▼

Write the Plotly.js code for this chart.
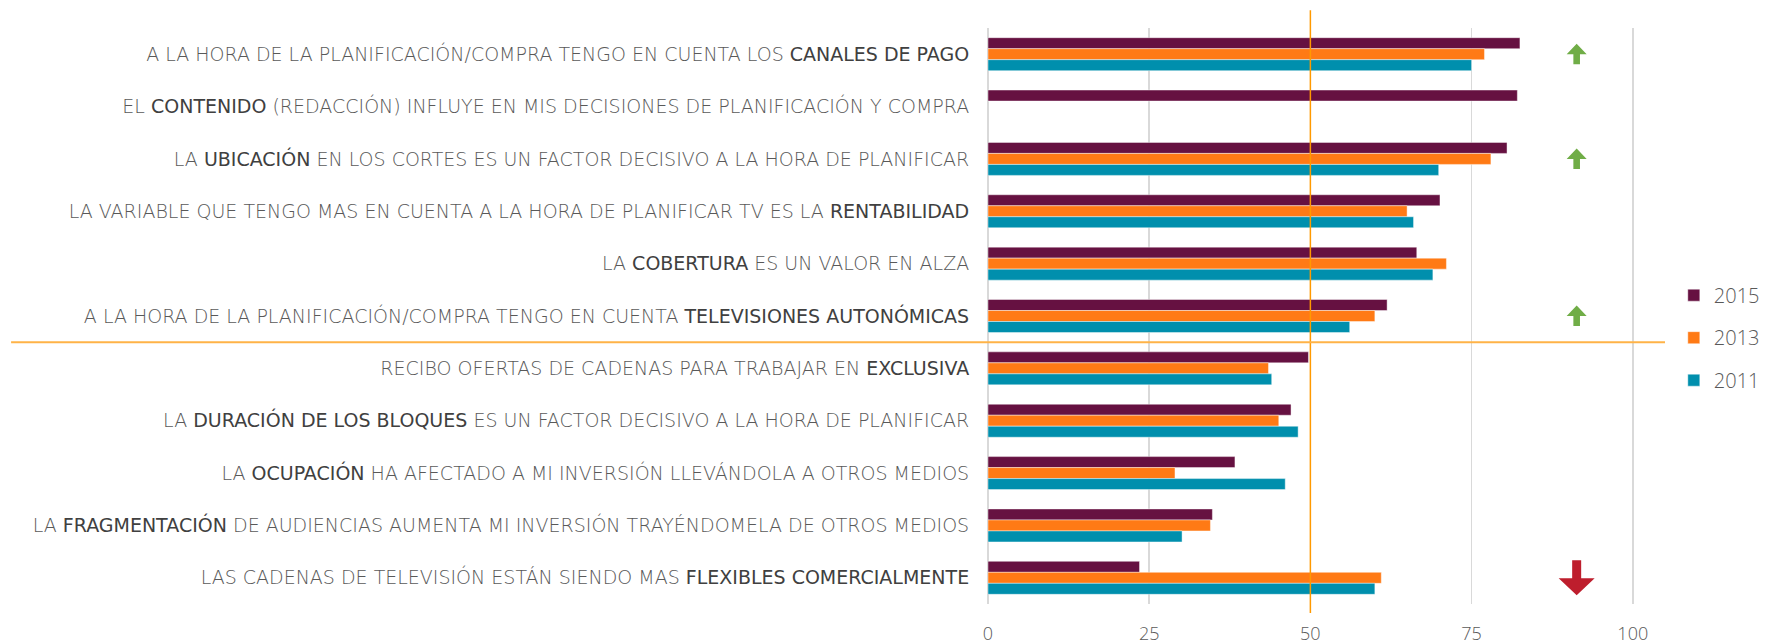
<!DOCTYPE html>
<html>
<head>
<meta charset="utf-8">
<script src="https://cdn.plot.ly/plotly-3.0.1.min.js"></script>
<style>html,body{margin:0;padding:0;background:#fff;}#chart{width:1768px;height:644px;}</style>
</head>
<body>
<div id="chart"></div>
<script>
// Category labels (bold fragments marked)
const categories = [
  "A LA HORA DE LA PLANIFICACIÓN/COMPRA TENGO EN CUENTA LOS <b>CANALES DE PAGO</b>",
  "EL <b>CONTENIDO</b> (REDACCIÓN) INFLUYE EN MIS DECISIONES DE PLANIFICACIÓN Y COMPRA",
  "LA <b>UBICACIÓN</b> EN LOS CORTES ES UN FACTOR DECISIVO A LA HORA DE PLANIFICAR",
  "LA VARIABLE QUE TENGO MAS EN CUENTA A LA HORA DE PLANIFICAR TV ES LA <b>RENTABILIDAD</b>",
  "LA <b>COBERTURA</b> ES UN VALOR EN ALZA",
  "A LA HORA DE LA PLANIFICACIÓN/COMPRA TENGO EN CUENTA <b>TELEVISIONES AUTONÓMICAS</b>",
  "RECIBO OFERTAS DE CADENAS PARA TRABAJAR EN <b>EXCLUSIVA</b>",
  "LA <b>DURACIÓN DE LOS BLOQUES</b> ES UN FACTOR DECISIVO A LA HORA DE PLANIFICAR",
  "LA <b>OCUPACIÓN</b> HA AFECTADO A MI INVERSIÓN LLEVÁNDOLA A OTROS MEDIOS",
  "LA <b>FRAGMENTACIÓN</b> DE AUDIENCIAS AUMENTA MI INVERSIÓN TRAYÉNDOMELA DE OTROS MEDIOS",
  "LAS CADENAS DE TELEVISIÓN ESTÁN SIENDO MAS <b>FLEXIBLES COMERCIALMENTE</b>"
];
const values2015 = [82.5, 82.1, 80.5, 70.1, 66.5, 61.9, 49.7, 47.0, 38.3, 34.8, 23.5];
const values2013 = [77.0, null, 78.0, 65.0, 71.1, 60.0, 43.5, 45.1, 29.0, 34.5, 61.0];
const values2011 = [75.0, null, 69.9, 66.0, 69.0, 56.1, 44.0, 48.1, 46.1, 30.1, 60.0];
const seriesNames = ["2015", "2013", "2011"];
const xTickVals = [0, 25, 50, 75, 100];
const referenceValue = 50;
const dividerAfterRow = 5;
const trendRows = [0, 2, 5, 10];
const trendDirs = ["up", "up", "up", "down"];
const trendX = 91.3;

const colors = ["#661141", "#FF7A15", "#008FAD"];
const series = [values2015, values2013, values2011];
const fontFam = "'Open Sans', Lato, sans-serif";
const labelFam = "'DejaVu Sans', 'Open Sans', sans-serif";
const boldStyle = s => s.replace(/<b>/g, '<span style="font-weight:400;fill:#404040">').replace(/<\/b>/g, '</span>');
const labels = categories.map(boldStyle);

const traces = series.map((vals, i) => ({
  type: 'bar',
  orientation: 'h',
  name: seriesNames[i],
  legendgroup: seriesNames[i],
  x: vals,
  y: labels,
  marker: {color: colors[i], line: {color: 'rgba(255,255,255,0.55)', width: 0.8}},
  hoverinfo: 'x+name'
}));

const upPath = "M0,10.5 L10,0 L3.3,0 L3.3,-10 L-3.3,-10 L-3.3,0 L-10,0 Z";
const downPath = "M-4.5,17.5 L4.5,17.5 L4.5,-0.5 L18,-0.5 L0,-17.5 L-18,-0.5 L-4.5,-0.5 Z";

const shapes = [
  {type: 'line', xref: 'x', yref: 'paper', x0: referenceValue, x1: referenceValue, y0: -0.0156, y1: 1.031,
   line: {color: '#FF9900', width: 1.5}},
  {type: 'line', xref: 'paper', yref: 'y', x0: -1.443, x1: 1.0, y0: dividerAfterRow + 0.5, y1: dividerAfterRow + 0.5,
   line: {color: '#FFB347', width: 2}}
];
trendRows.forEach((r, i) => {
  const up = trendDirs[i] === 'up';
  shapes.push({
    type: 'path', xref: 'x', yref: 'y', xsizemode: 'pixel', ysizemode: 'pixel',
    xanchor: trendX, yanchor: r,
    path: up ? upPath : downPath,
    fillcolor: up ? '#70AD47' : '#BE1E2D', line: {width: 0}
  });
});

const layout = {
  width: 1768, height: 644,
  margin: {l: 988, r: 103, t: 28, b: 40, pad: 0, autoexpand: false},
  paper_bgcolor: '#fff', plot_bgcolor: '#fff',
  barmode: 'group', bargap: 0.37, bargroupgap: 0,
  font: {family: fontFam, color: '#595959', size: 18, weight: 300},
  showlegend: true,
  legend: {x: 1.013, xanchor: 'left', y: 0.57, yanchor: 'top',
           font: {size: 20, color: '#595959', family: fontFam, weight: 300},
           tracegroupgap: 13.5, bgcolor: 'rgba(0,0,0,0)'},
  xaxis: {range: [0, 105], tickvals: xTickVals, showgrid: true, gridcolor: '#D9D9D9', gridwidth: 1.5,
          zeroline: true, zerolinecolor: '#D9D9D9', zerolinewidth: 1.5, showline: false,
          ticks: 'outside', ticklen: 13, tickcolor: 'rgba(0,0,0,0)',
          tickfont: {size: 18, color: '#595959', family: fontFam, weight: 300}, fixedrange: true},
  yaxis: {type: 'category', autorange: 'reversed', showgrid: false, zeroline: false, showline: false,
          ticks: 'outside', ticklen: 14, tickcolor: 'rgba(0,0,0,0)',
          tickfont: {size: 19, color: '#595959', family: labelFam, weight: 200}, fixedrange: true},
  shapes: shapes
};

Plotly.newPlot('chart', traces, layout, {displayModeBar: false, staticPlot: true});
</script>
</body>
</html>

▲

Set the listing down in full and exactly. Pictures within it should not appear in the copy.

Write the Plotly.js code for this chart.
<!DOCTYPE html>
<html>
<head>
<meta charset="utf-8">
<script src="https://cdn.plot.ly/plotly-3.0.1.min.js"></script>
<style>html,body{margin:0;padding:0;background:#fff;}#chart{width:1768px;height:644px;}</style>
</head>
<body>
<div id="chart"></div>
<script>
// Category labels (bold fragments marked)
const categories = [
  "A LA HORA DE LA PLANIFICACIÓN/COMPRA TENGO EN CUENTA LOS <b>CANALES DE PAGO</b>",
  "EL <b>CONTENIDO</b> (REDACCIÓN) INFLUYE EN MIS DECISIONES DE PLANIFICACIÓN Y COMPRA",
  "LA <b>UBICACIÓN</b> EN LOS CORTES ES UN FACTOR DECISIVO A LA HORA DE PLANIFICAR",
  "LA VARIABLE QUE TENGO MAS EN CUENTA A LA HORA DE PLANIFICAR TV ES LA <b>RENTABILIDAD</b>",
  "LA <b>COBERTURA</b> ES UN VALOR EN ALZA",
  "A LA HORA DE LA PLANIFICACIÓN/COMPRA TENGO EN CUENTA <b>TELEVISIONES AUTONÓMICAS</b>",
  "RECIBO OFERTAS DE CADENAS PARA TRABAJAR EN <b>EXCLUSIVA</b>",
  "LA <b>DURACIÓN DE LOS BLOQUES</b> ES UN FACTOR DECISIVO A LA HORA DE PLANIFICAR",
  "LA <b>OCUPACIÓN</b> HA AFECTADO A MI INVERSIÓN LLEVÁNDOLA A OTROS MEDIOS",
  "LA <b>FRAGMENTACIÓN</b> DE AUDIENCIAS AUMENTA MI INVERSIÓN TRAYÉNDOMELA DE OTROS MEDIOS",
  "LAS CADENAS DE TELEVISIÓN ESTÁN SIENDO MAS <b>FLEXIBLES COMERCIALMENTE</b>"
];
const values2015 = [82.5, 82.1, 80.5, 70.1, 66.5, 61.9, 49.7, 47.0, 38.3, 34.8, 23.5];
const values2013 = [77.0, null, 78.0, 65.0, 71.1, 60.0, 43.5, 45.1, 29.0, 34.5, 61.0];
const values2011 = [75.0, null, 69.9, 66.0, 69.0, 56.1, 44.0, 48.1, 46.1, 30.1, 60.0];
const seriesNames = ["2015", "2013", "2011"];
const xTickVals = [0, 25, 50, 75, 100];
const referenceValue = 50;
const dividerAfterRow = 5;
const trendRows = [0, 2, 5, 10];
const trendDirs = ["up", "up", "up", "down"];
const trendX = 91.3;

const colors = ["#661141", "#FF7A15", "#008FAD"];
const series = [values2015, values2013, values2011];
const fontFam = "'Open Sans', Lato, sans-serif";
const labelFam = "'DejaVu Sans', 'Open Sans', sans-serif";
const boldStyle = s => s.replace(/<b>/g, '<span style="font-weight:400;fill:#404040">').replace(/<\/b>/g, '</span>');
const labels = categories.map(boldStyle);

const traces = series.map((vals, i) => ({
  type: 'bar',
  orientation: 'h',
  name: seriesNames[i],
  legendgroup: seriesNames[i],
  x: vals,
  y: labels,
  marker: {color: colors[i], line: {color: 'rgba(255,255,255,0.55)', width: 0.8}},
  hoverinfo: 'x+name'
}));

const upPath = "M0,10.5 L10,0 L3.3,0 L3.3,-10 L-3.3,-10 L-3.3,0 L-10,0 Z";
const downPath = "M-4.5,17.5 L4.5,17.5 L4.5,-0.5 L18,-0.5 L0,-17.5 L-18,-0.5 L-4.5,-0.5 Z";

const shapes = [
  {type: 'line', xref: 'x', yref: 'paper', x0: referenceValue, x1: referenceValue, y0: -0.0156, y1: 1.031,
   line: {color: '#FF9900', width: 1.5}},
  {type: 'line', xref: 'paper', yref: 'y', x0: -1.443, x1: 1.0, y0: dividerAfterRow + 0.5, y1: dividerAfterRow + 0.5,
   line: {color: '#FFB347', width: 2}}
];
trendRows.forEach((r, i) => {
  const up = trendDirs[i] === 'up';
  shapes.push({
    type: 'path', xref: 'x', yref: 'y', xsizemode: 'pixel', ysizemode: 'pixel',
    xanchor: trendX, yanchor: r,
    path: up ? upPath : downPath,
    fillcolor: up ? '#70AD47' : '#BE1E2D', line: {width: 0}
  });
});

const layout = {
  width: 1768, height: 644,
  margin: {l: 988, r: 103, t: 28, b: 40, pad: 0, autoexpand: false},
  paper_bgcolor: '#fff', plot_bgcolor: '#fff',
  barmode: 'group', bargap: 0.37, bargroupgap: 0,
  font: {family: fontFam, color: '#595959', size: 18, weight: 300},
  showlegend: true,
  legend: {x: 1.013, xanchor: 'left', y: 0.57, yanchor: 'top',
           font: {size: 20, color: '#595959', family: fontFam, weight: 300},
           tracegroupgap: 13.5, bgcolor: 'rgba(0,0,0,0)'},
  xaxis: {range: [0, 105], tickvals: xTickVals, showgrid: true, gridcolor: '#D9D9D9', gridwidth: 1.5,
          zeroline: true, zerolinecolor: '#D9D9D9', zerolinewidth: 1.5, showline: false,
          ticks: 'outside', ticklen: 13, tickcolor: 'rgba(0,0,0,0)',
          tickfont: {size: 18, color: '#595959', family: fontFam, weight: 300}, fixedrange: true},
  yaxis: {type: 'category', autorange: 'reversed', showgrid: false, zeroline: false, showline: false,
          ticks: 'outside', ticklen: 14, tickcolor: 'rgba(0,0,0,0)',
          tickfont: {size: 19, color: '#595959', family: labelFam, weight: 200}, fixedrange: true},
  shapes: shapes
};

Plotly.newPlot('chart', traces, layout, {displayModeBar: false, staticPlot: true});
</script>
</body>
</html>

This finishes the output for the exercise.